Rows from a dataset of charts and code:

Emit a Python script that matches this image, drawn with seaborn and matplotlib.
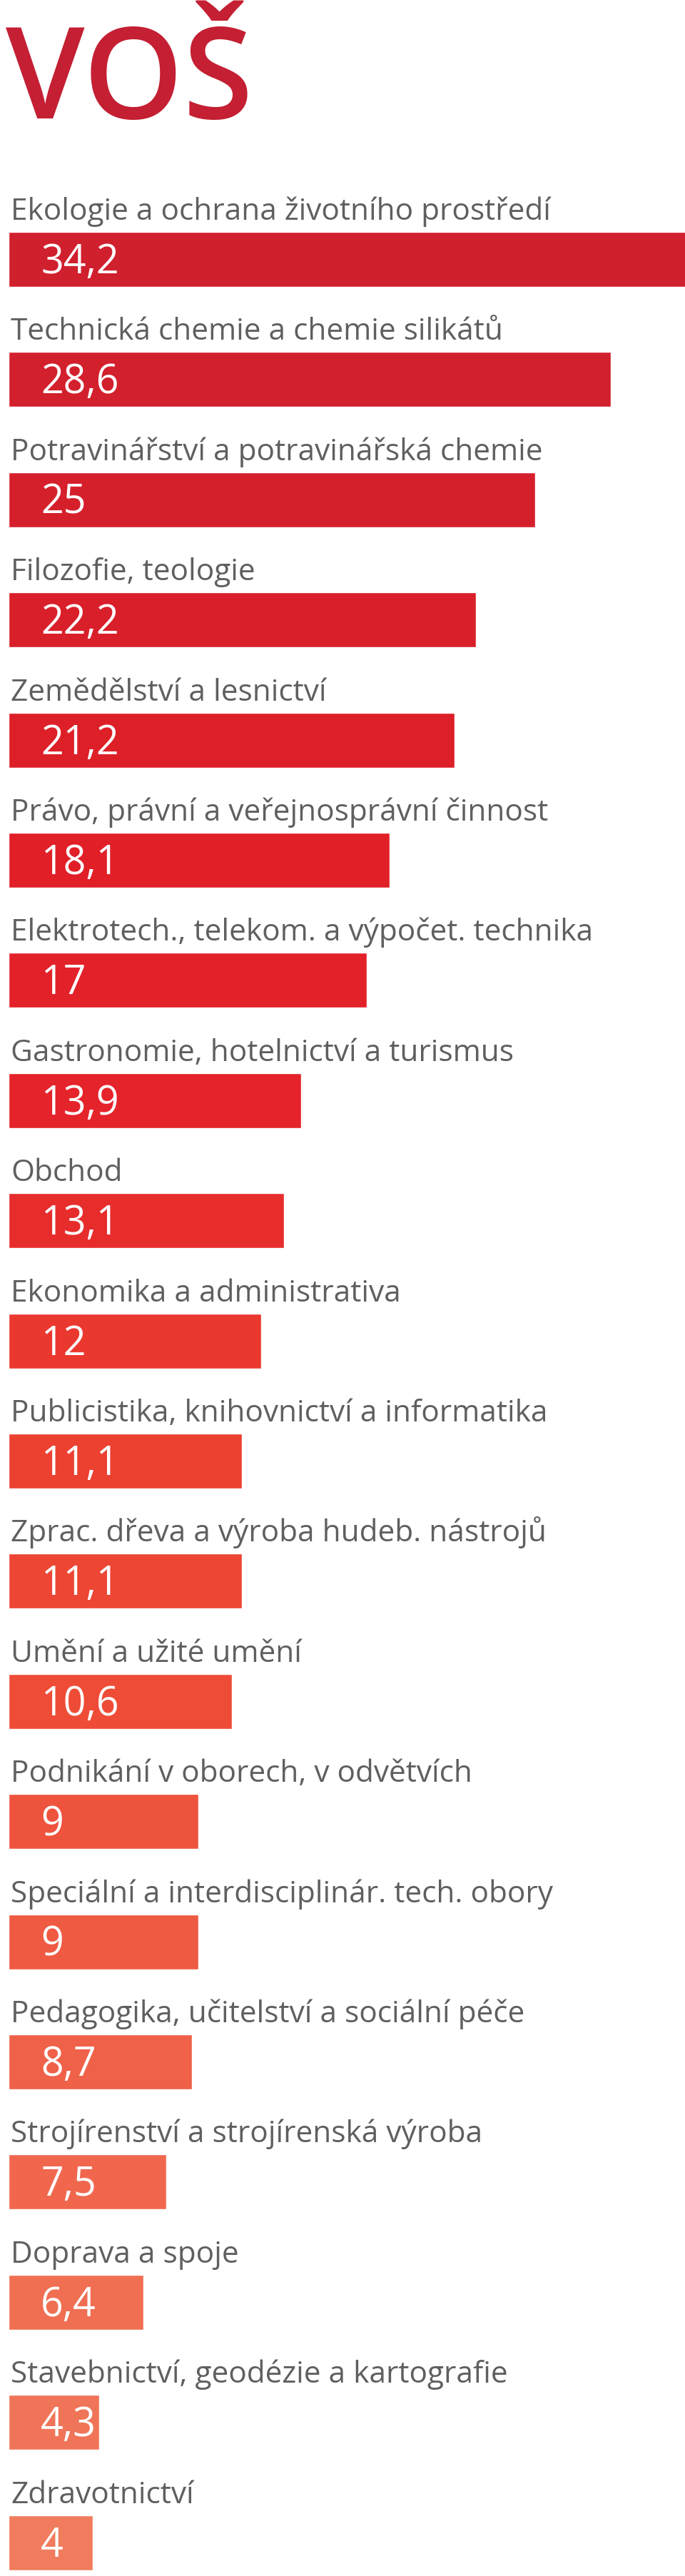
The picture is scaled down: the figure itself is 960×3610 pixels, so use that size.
import matplotlib
matplotlib.use("Agg")
import matplotlib.pyplot as plt
import seaborn as sns
import pandas as pd
import numpy as np
from matplotlib.colors import LinearSegmentedColormap

title = "VOŠ"
categories = [
    "Ekologie a ochrana životního prostředí",
    "Technická chemie a chemie silikátů",
    "Potravinářství a potravinářská chemie",
    "Filozofie, teologie",
    "Zemědělství a lesnictví",
    "Právo, právní a veřejnosprávní činnost",
    "Elektrotech., telekom. a výpočet. technika",
    "Gastronomie, hotelnictví a turismus",
    "Obchod",
    "Ekonomika a administrativa",
    "Publicistika, knihovnictví a informatika",
    "Zprac. dřeva a výroba hudeb. nástrojů",
    "Umění a užité umění",
    "Podnikání v oborech, v odvětvích",
    "Speciální a interdisciplinár. tech. obory",
    "Pedagogika, učitelství a sociální péče",
    "Strojírenství a strojírenská výroba",
    "Doprava a spoje",
    "Stavebnictví, geodézie a kartografie",
    "Zdravotnictví",
]
values = [34.2, 28.6, 25, 22.2, 21.2, 18.1, 17, 13.9, 13.1, 12, 11.1, 11.1,
          10.6, 9, 9, 8.7, 7.5, 6.4, 4.3, 4]
value_labels = ["34,2", "28,6", "25", "22,2", "21,2", "18,1", "17", "13,9",
                "13,1", "12", "11,1", "11,1", "10,6", "9", "9", "8,7", "7,5",
                "6,4", "4,3", "4"]

df = pd.DataFrame({"cat": categories, "val": values})

sns.set_theme(style="white")
plt.rcParams["font.family"] = ["Open Sans", "DejaVu Sans"]

W, H = 960, 3610
fig = plt.figure(figsize=(W / 100, H / 100), dpi=100)

pitch = 168.4
first_c, last_c = 363.5, 3563.0
ytop_lim, ybot_lim = -1.0, 19.27
top_px = first_c + ytop_lim * pitch
bot_px = last_c + (ybot_lim - 19) * pitch
left_px = 12
ax = fig.add_axes([left_px / W, (H - bot_px) / H, (W - left_px) / W, (bot_px - top_px) / H])

cmap = LinearSegmentedColormap.from_list(
    "reds", ["#D0202E", "#D6202B", "#E11E27", "#E5232A", "#EC3D30", "#EE4B36",
             "#EF5C44", "#F06B50", "#F07C5D"])
palette = [cmap(i / (len(values) - 1)) for i in range(len(values))]

sns.barplot(data=df, x="val", y="cat", hue="cat", palette=palette, legend=False,
            orient="h", width=77 / pitch, ax=ax, saturation=1)

px_per_unit = 29.5
ax.set_xlim(0, (W - left_px) / px_per_unit)
ax.set_ylim(ybot_lim, ytop_lim)
ax.axis("off")

trans = ax.get_yaxis_transform()
for i, (cat, lab) in enumerate(zip(categories, value_labels)):
    ax.text(3 / (W - left_px), i - 55.5 / pitch, cat, transform=trans,
            fontsize=30.5, color="#5F5F5F", va="baseline", ha="left")
    ax.text(45 / (W - left_px), i + 19.5 / pitch, lab, transform=trans,
            fontsize=40, color="white", va="baseline", ha="left")

fig.text(8 / W, 1 - 166 / H, title, fontsize=128, fontweight="semibold",
         color="#C41F33", va="baseline", ha="left")

fig.savefig("out.png", dpi=100)
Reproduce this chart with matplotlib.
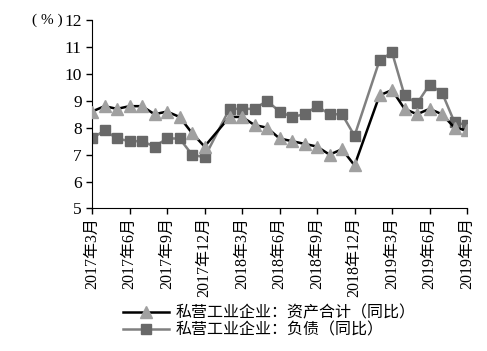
import matplotlib
matplotlib.use("Agg")
import matplotlib.pyplot as plt

plt.rcParams['font.family'] = ['Liberation Serif', 'Noto Sans CJK SC']

# month index: 0 = 2017年3月 ... 30 = 2019年9月 (no January data)
months = [0, 1, 2, 3, 4, 5, 6, 7, 8, 9,
          11, 12, 13, 14, 15, 16, 17, 18, 19, 20, 21,
          23, 24, 25, 26, 27, 28, 29, 30]
assets = [8.6, 8.8, 8.7, 8.8, 8.8, 8.5, 8.6, 8.4, 7.8, 7.3,
          8.4, 8.4, 8.1, 8.0, 7.6, 7.5, 7.4, 7.3, 7.0, 7.2, 6.6,
          9.2, 9.4, 8.7, 8.5, 8.7, 8.5, 8.0, 7.9]
debts = [7.6, 7.9, 7.6, 7.5, 7.5, 7.3, 7.6, 7.6, 7.0, 6.9,
         8.7, 8.7, 8.7, 9.0, 8.6, 8.4, 8.5, 8.8, 8.5, 8.5, 7.7,
         10.5, 10.8, 9.2, 8.9, 9.6, 9.3, 8.2, 8.1]
tick_pos = [0, 3, 6, 9, 12, 15, 18, 21, 24, 27, 30]
tick_labels = ['2017年3月', '2017年6月', '2017年9月', '2017年12月',
               '2018年3月', '2018年6月', '2018年9月', '2018年12月',
               '2019年3月', '2019年6月', '2019年9月']
name_assets = '私营工业企业：资产合计（同比）'
name_debts = '私营工业企业：负债（同比）'

fig = plt.figure(figsize=(4.87, 3.51), dpi=100)
ax = fig.add_axes([0.189, 0.406, 0.770, 0.537])

ax.plot(months, assets, color='black', lw=1.8, marker='^', ms=8,
        mfc='#a0a0a0', mec='#a0a0a0', label=name_assets, zorder=3)
ax.plot(months, debts, color='#808080', lw=1.8, marker='s', ms=7.5,
        mfc='#686868', mec='#686868', label=name_debts, zorder=2)

ax.set_xlim(0, 30)
ax.set_ylim(5, 12)
ax.set_yticks(range(5, 13))
ax.set_xticks(tick_pos)
ax.set_xticklabels(tick_labels, rotation=90, fontsize=11.5)
ax.tick_params(axis='y', labelsize=12.5, length=4, width=1, direction='out')
ax.tick_params(axis='x', length=4, width=1, direction='out', pad=2)
for s in ['top', 'right']:
    ax.spines[s].set_visible(False)

fig.text(0.128, 0.943, '( % )', fontsize=11, ha='right', va='center')

fig.legend(loc='upper left', bbox_to_anchor=(0.252, 0.13), frameon=False,
           fontsize=11.5, handlelength=2.9, handletextpad=0.4, labelspacing=0.1,
           borderpad=0, borderaxespad=0)

fig.savefig('out.png', dpi=100)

OBJECTIVE>
Will you return exactly the lines above from the one with "The picture is" down to the one with "from matplotlib.colors import", counting both as part of the range?

ANSWER TO THE PROBLEM>
The picture is scaled down: the figure itself is 960×3610 pixels, so use that size.
import matplotlib
matplotlib.use("Agg")
import matplotlib.pyplot as plt
import seaborn as sns
import pandas as pd
import numpy as np
from matplotlib.colors import LinearSegmentedColormap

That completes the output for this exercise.